In actuality, it was another specific chain of events, in 1978, that triggered what we now call "hyper-modern" book collecting. Like the change precipitated by the 1929 stock market crash and the ensuing Depression, this change originated far from the world of rare books. An obscure tax ruling in a case involving a power tool supply company -- Thor Power Tool -- dictated that businesses that depreciated their inventory for tax purposes had to actually offer the depreciated goods for sale at the reduced prices or lose their tax writeoffs. For book publishers -- who had traditionally depreciated the value of their unsold inventory based on future sales projections -- this meant they either had to offer their books for sale at reduced value or get rid of them altogether. There was no way for them to survive selling the books for even less than they had been priced when they were new, and they dumped huge amounts of books into the remainder market and began the process whereby the life cycle of a book is now one year or less -- at which point remaining copies are sold off for pennies on the dollar to the discounters or the authors, or pulped altogether.

The significance of these changes for book collecting was, in the 1930s, that there was a whole new, young generation of writers who were now collectible and, in the 1970s, that now there were suddenly books that were legitimately scarce only a year or two after their publication. In the past, if a book didn't sell well, it would stay in the publisher's warehouse for years, sometimes decades, and in the 1970s you could buy books published in the 50s directly from their publishers, most of them still in the first editions. Now, after the Thor Power Tool ruling, this would no longer happen. So a new generation of book dealers stepped in to fill the void the publishers had left, and began offering first editions of recently published, but now unavailable, books for the cost of a new book, or only slightly more. They essentially became the repositories of what the publisher used to call "the backlist" -- those books that were not new, not hot, but still of interest and deserving to be made available.

Some of the authors writing these books later came to a prominence that far exceeded anything they had achieved earlier, and suddenly their early books were in great demand but were no longer available from the publishers. First editions of these books began commanding higher and higher prices, as the small supply could not match the demand until the book's price rose so high that some of the demand slacked off. And after a few years of that, there came to be a certain amount of speculation, as people tried to pick which books would be the ones that would be in demand, and buy them while they were still available. Now there's even a "tip sheet" for collecting hyper-modern books called Bookline, and one for collecting hyper-modern mysteries, published in the San Francisco Bay Area, and giving information about upcoming book tours, "pick hits" of the new books being published, reviews, and occasional but ongoing tracking of the titles they've picked in the past.

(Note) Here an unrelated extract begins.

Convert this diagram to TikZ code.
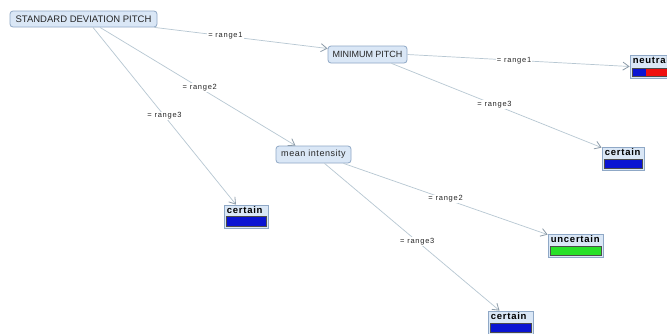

I mention hyper-modern collecting for two reasons: because it's become an important element of the trade in modern first editions (although, like "high spot collecting," it doesn't dominate the market nearly as much as some critics of the modern book trade suggest), and also because the speculative edge to that market, which drove prices of such books as A is for Alibi into the four-figure range, was an indirect contributor to the rise in prices of more solidly established modern high spots.

The growth of hyper-modern book collecting has parallels to the growth of modern book collecting in general that took place in the Thirties. And the collecting of modern high spots has its parallels to the traditional approach to book collecting that took place in England and America prior to the Great Depression and is still prevalent in large segments of the antiquarian book trade: in both cases, there exists a general consensus about which are the "books worth collecting." In a market that is strictly driven by supply and demand -- with a product that is scarce to begin with and, by definition, is getting scarcer as time passes -- the prices of rare books will continue to rise, as long as the demand holds steady or increases. In general, the supply is not going to increase.

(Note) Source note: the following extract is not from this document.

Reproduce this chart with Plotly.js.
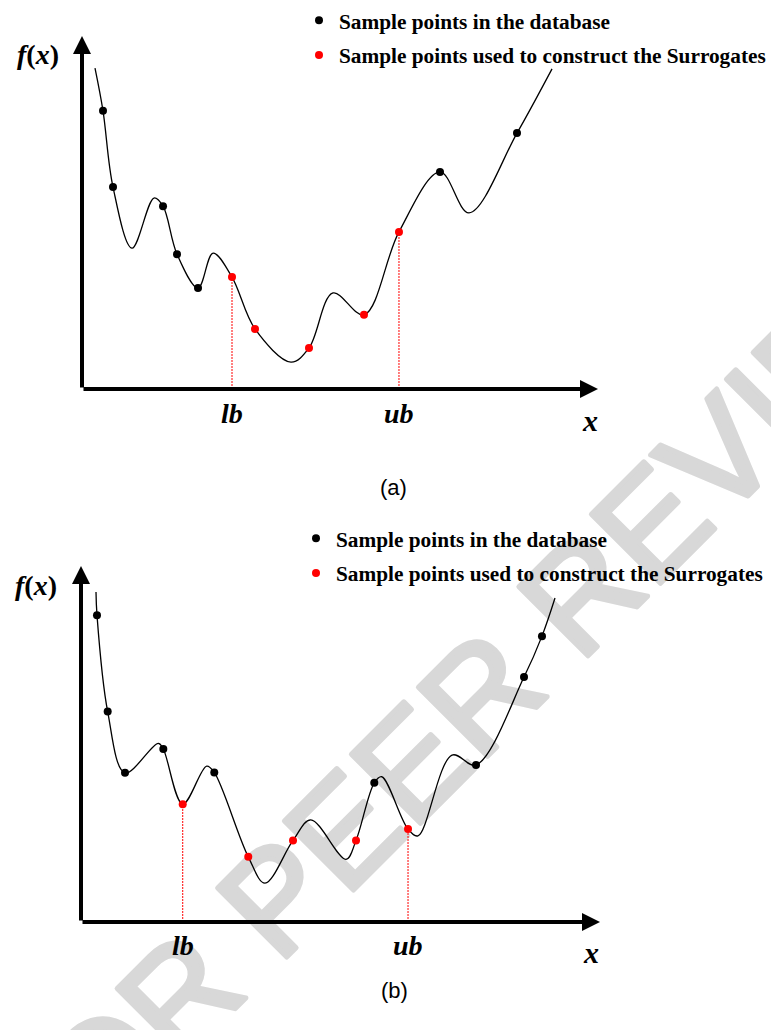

There is a caveat that should be introduced here, however, which bears on the recent dramatic price increases for certain modern titles. As the supply dwindled and the demand held steady or increased, the prices of desirable high spots naturally went up. At certain price levels, though, the supply of these books would actually increase, because collectors who had bought copies years earlier at much lower prices, and had thus taken them out of the market at that time, were tempted to cash in their profits on the books that were not central to their own personal collections but were now worth considerably more than they had paid for them originally. Typically, the books that have been in private collections are in better shape than the average book that turns up in a dealer's shop, and so these books would enter the market at the upper end of the current price range. The result, which we saw over and over again through the 1980s and 90s, was that there were more fine copies of The Catcher in the Rye on the market when the price reached $3000 than there had been when it was $400. Similarly, when On the Road hit $2000 nearly all the copies that showed up were nicer than any of the ones that had been available when the book sold in the $500-$750 range. In effect, the natural supply had dried up, but the higher prices began to bring a select group of books back into the marketplace, ones that were in general in better condition and therefore were usually priced higher than before.